昨日は固定種の種から苗を育てた野菜を畑に移植していきました。もともとこの固定種とは、農家が自家採種といって種から野菜を育て種になったもののことをいいます。本来は、それは当たり前だったのですが種苗を扱う会社や組織ができて最近では品種改良やバイオテクノロジーを扱うところなども増えて種はもう買うものになっています。
農家にとって種はとても大切で、よい種、よい土は長い年月その土地に適応してきて馴染んだものです。その場所にとても密接です。今のように、人が都会に移住したりあちこちに移動するのが当たり前になりましたがむかしはその土地の地縁と結ばれたら基本はずっとその土地と共に人生を全うしていました。

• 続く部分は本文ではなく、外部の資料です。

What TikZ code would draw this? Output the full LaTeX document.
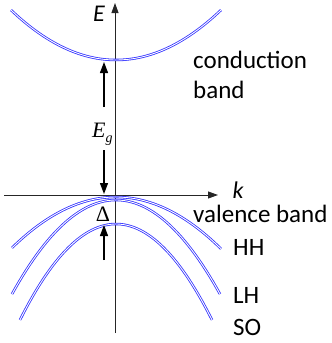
\documentclass[tikz,border=0pt]{standalone}
\usepackage{fontspec}
\setmainfont{Carlito}
\newfontfamily\timesf{Liberation Serif}
\usetikzlibrary{arrows.meta}
\begin{document}
\begin{tikzpicture}[x=1pt,y=-1pt,
  band/.style={draw={rgb,255:red,50;green,50;blue,255},double=white,line width=0.8pt,double distance=0.9pt},
  axis/.style={draw=black!85,line width=0.9pt,-{Triangle[length=10pt,width=7pt]}},
  gaparrow/.style={draw=black,line width=1.3pt,-{Triangle[length=11pt,width=8pt]}},
  lbl/.style={font=\fontsize{25}{30}\selectfont,inner sep=0pt,anchor=base west}]
\useasboundingbox (0,0) rectangle (332,343);
% axes
\coordinate (kstart) at (4,195);
\coordinate (kend) at (218,195);
\coordinate (estart) at (115,333);
\coordinate (eend) at (115,3);
\draw[axis] (kstart) -- (kend);
\draw[axis] (estart) -- (eend);
\node[font=\fontsize{24}{28}\selectfont\itshape,inner sep=0pt] (E) at (99,14) {E};
\node[font=\fontsize{24}{28}\selectfont\itshape,inner sep=0pt] (k) at (238,190) {k};
% bands
\draw[band] plot[domain=11:221,samples=60] (\x,{60-0.004535*(\x-116)^2});
\draw[band] plot[domain=12:221,samples=60] (\x,{197+0.0047*(\x-116)^2});
\draw[band] plot[domain=12:220,samples=60] (\x,{200+0.0087*(\x-116)^2});
\draw[band] plot[domain=20:212,samples=60] (\x,{224+0.0104*(\x-116)^2});
% gap arrows
\coordinate (g1s) at (104,107);
\coordinate (g1e) at (104,62);
\coordinate (g2s) at (104,150);
\coordinate (g2e) at (104,194);
\coordinate (d1s) at (104,260);
\coordinate (d1e) at (104,225);
\draw[gaparrow] (g1s) -- (g1e);
\draw[gaparrow] (g2s) -- (g2e);
\draw[gaparrow] (d1s) -- (d1e);
\node[inner sep=0pt,anchor=base west] (Eg) at (92,137) {\timesf\fontsize{22}{26}\selectfont\itshape E\raisebox{-5pt}{\fontsize{14}{16}\selectfont g}};
\node[inner sep=0pt] (Delta) at (103,214) {\timesf\fontsize{22}{26}\selectfont Δ};
% labels
\node[lbl] (cb1) at (193,68) {conduction};
\node[lbl] (cb2) at (193,98) {band};
\node[lbl] (vb) at (193,222) {valence band};
\node[lbl] (hh) at (233,255) {HH};
\node[lbl] (lh) at (233,303) {LH};
\node[lbl] (so) at (233,335) {SO};
\end{tikzpicture}
\end{document}
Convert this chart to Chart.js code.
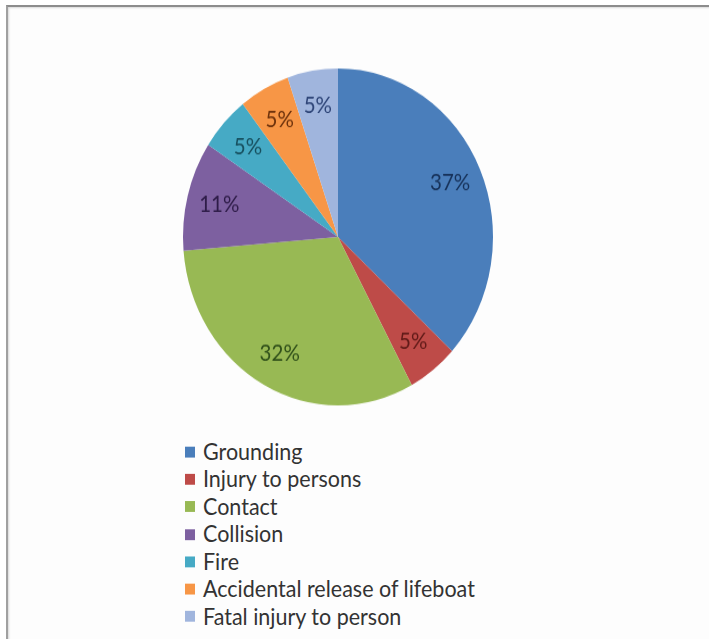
<!DOCTYPE html>
<html>
<head>
<meta charset="utf-8">
<script src="https://cdn.jsdelivr.net/npm/chart.js@4"></script>
<style>
  html,body{margin:0;padding:0;background:#fff;}
  body{width:709px;height:639px;position:relative;overflow:hidden;font-family:Lato,"Open Sans",sans-serif;}
  #frame{position:absolute;left:6px;top:5px;width:720px;height:700px;border-top:2px solid #8c8c8c;border-left:2px solid #a0a0a0;box-shadow:inset 1px 1px 2px #d8d8d8;background:#fdfdfd;}
  #wrap{position:absolute;left:177.5px;top:62.6px;width:320px;height:320px;transform:scaleY(1.087);transform-origin:0 0;}
  #legend{position:absolute;left:185px;top:438px;margin:0;padding:0;list-style:none;transform:scaleY(1.087);transform-origin:0 0;}
  #legend li{height:25.3px;line-height:25.3px;font-size:21.5px;color:#333;white-space:nowrap;display:flex;align-items:center;}
  #legend span.box{display:inline-block;width:10px;height:10px;margin-right:8px;}
</style>
</head>
<body>
<div id="frame"></div>
<div id="wrap"><canvas id="c" width="320" height="320"></canvas></div>
<ul id="legend"></ul>
<script>
const categories = ["Grounding","Injury to persons","Contact","Collision","Fire","Accidental release of lifeboat","Fatal injury to person"];
const counts = [7, 1, 6, 2, 1, 1, 1];
const percentLabels = ["37%","5%","32%","11%","5%","5%","5%"];
const sliceColors = ["#4A7EBB","#BE4B48","#98B954","#7D60A0","#46AAC5","#F79646","#A0B5DD"];
const labelColors = ["#17325A","#601A18","#30501A","#2E1C48","#17505F","#6E320C","#2E4578"];

const labelPlugin = {
  id: 'sliceLabels',
  afterDatasetsDraw(chart) {
    const ctx = chart.ctx;
    const meta = chart.getDatasetMeta(0);
    ctx.save();
    ctx.font = '20.5px Lato, "Open Sans", sans-serif';
    ctx.textAlign = 'center';
    ctx.textBaseline = 'middle';
    meta.data.forEach((arc, i) => {
      const p = arc.getProps(['x','y','startAngle','endAngle','outerRadius'], true);
      const mid = (p.startAngle + p.endAngle) / 2;
      const r = p.outerRadius * 0.79;
      ctx.fillStyle = labelColors[i];
      ctx.fillText(percentLabels[i], p.x + Math.cos(mid) * r, p.y + Math.sin(mid) * r);
    });
    ctx.restore();
  }
};

const chart = new Chart(document.getElementById('c'), {
  type: 'pie',
  data: {
    labels: categories,
    datasets: [{ data: counts, backgroundColor: sliceColors, borderWidth: 0, hoverOffset: 0 }]
  },
  options: {
    responsive: false,
    animation: false,
    layout: { padding: 5 },
    events: [],
    plugins: { legend: { display: false }, tooltip: { enabled: false } }
  },
  plugins: [labelPlugin]
});

const items = Chart.overrides.pie.plugins.legend.labels.generateLabels(chart);
const ul = document.getElementById('legend');
items.forEach(it => {
  const li = document.createElement('li');
  const b = document.createElement('span');
  b.className = 'box';
  b.style.background = it.fillStyle;
  li.appendChild(b);
  li.appendChild(document.createTextNode(it.text));
  ul.appendChild(li);
});
</script>
</body>
</html>
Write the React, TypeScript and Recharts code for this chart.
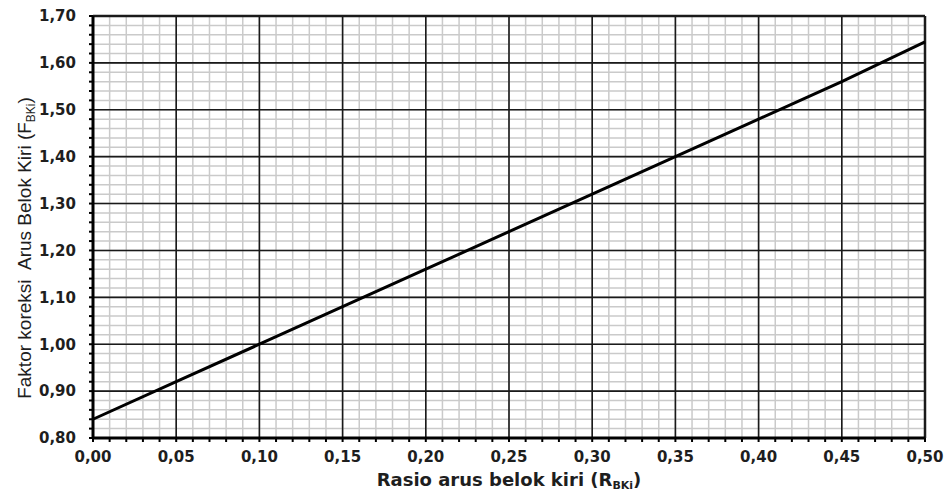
import { LineChart, Line, XAxis, YAxis, CartesianGrid, ReferenceLine, Label } from "recharts";

// F_BKi at each major x tick
const rasio = [0, 0.05, 0.1, 0.15, 0.2, 0.25, 0.3, 0.35, 0.4, 0.45, 0.5];
const faktor = [0.84, 0.92, 1.0, 1.08, 1.16, 1.24, 1.32, 1.4, 1.48, 1.56, 1.645];

// minor ticks: x every 0.01, y every 0.02
const xTicks = Array.from({ length: 51 }, (_, i) => i / 100);
const yTicks = Array.from({ length: 46 }, (_, i) => (80 + i * 2) / 100);
const xMajor = [0.05, 0.1, 0.15, 0.2, 0.25, 0.3, 0.35, 0.4, 0.45, 0.5];
const yMajor = [0.9, 1.0, 1.1, 1.2, 1.3, 1.4, 1.5, 1.6, 1.7];

const data = rasio.map((r, i) => ({ r, f: faktor[i] }));

const fmt = (v: number, step: number) =>
  Math.round(v * 100) % step === 0 ? v.toFixed(2).replace(".", ",") : "";

const tickStyle = { fill: "#1e1e1e", fontSize: 15, fontWeight: "bold" as const, fontFamily: "DejaVu Sans" };

export default function App() {
  return (
    <div style={{ position: "absolute", left: 0, top: 0, background: "#fff" }}>
      <LineChart width={948} height={493} data={data} margin={{ top: 16, right: 23, left: 0, bottom: 0 }}>
        <CartesianGrid stroke="#cacaca" strokeWidth={1.5} />
        {xMajor.map((x) => (
          <ReferenceLine key={"x" + x} x={x} stroke="#1a1a1a" strokeWidth={x === 0.5 ? 2.5 : 1.6} />
        ))}
        {yMajor.map((y) => (
          <ReferenceLine key={"y" + y} y={y} stroke="#1a1a1a" strokeWidth={y === 1.7 ? 2.5 : 1.6} />
        ))}
        <XAxis
          dataKey="r"
          type="number"
          domain={[0, 0.5]}
          ticks={xTicks}
          interval={0}
          tickFormatter={(v: number) => fmt(v, 5)}
          tick={tickStyle}
          tickSize={4}
          tickMargin={9}
          tickLine={{ stroke: "#000", strokeWidth: 2 }}
          axisLine={{ stroke: "#000", strokeWidth: 3 }}
          height={55}
        >
          <Label
            content={() => (
              <text x={509} y={486} textAnchor="middle" fill="#1e1e1e" fontFamily="DejaVu Sans" fontWeight="bold" fontSize={18}>
                <tspan>Rasio arus belok kiri (R</tspan>
                <tspan fontSize={11} dy={3}>BKi</tspan>
                <tspan dy={-3}>)</tspan>
              </text>
            )}
          />
        </XAxis>
        <YAxis
          type="number"
          domain={[0.8, 1.7]}
          ticks={yTicks}
          interval={0}
          tickFormatter={(v: number) => fmt(v, 10)}
          tick={tickStyle}
          tickSize={4}
          tickMargin={13}
          tickLine={{ stroke: "#000", strokeWidth: 2 }}
          axisLine={{ stroke: "#000", strokeWidth: 3 }}
          width={93}
        >
          <Label
            content={() => (
              <text
                x={31}
                y={248}
                transform="rotate(-90 31 248)"
                textAnchor="middle"
                fill="#1e1e1e"
                fontFamily="Liberation Sans"
                fontSize={19}
                style={{ whiteSpace: "pre" }}
              >
                <tspan>Faktor koreksi  Arus Belok Kiri (F</tspan>
                <tspan fontSize={12} dy={4}>BKi</tspan>
                <tspan dy={-4}>)</tspan>
              </text>
            )}
          />
        </YAxis>
        <Line type="linear" dataKey="f" stroke="#000" strokeWidth={3} dot={false} isAnimationActive={false} />
      </LineChart>
    </div>
  );
}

だからこそ種もまた、その土地の大切なパートナーでありその土地に馴染んだものになっていくのです。私たちの体は土でできています。土が化けたものが野菜ですから、その野菜を食べているというのはその土地の循環の一部になっているということです。
その土地の循環の一部になっているというのは、その自然の一部になっているということ。その自然に近づき、その自然そのものに順応する。それが私たちの暮らしの基本になっていったのです。
寒い地域、乾燥した地域、水の多い地域、それぞれに出てくる自然環境は異なります。その異なる環境の中で、自分の体も、食べ物も、過ごし方、暮らし方、考え方や生き方に至るまで変わっていきます。その土地のものになっていくのです。
その土地になるというのは、そこで暮らしてその自然の一部になっているということです。子どもたちもまた、その土地から湧き出てきます。それが種です。種はあらゆる記憶をもって誕生し、前に体験したことを身に着け次の世代へとつなぎ結んでいきます。種と共に生きるのは私たちは自然に入るための大切な作法のようなものかもしれません。
引き続き、自家採種を楽しみながら自然農に取り組んでいきたいと思います。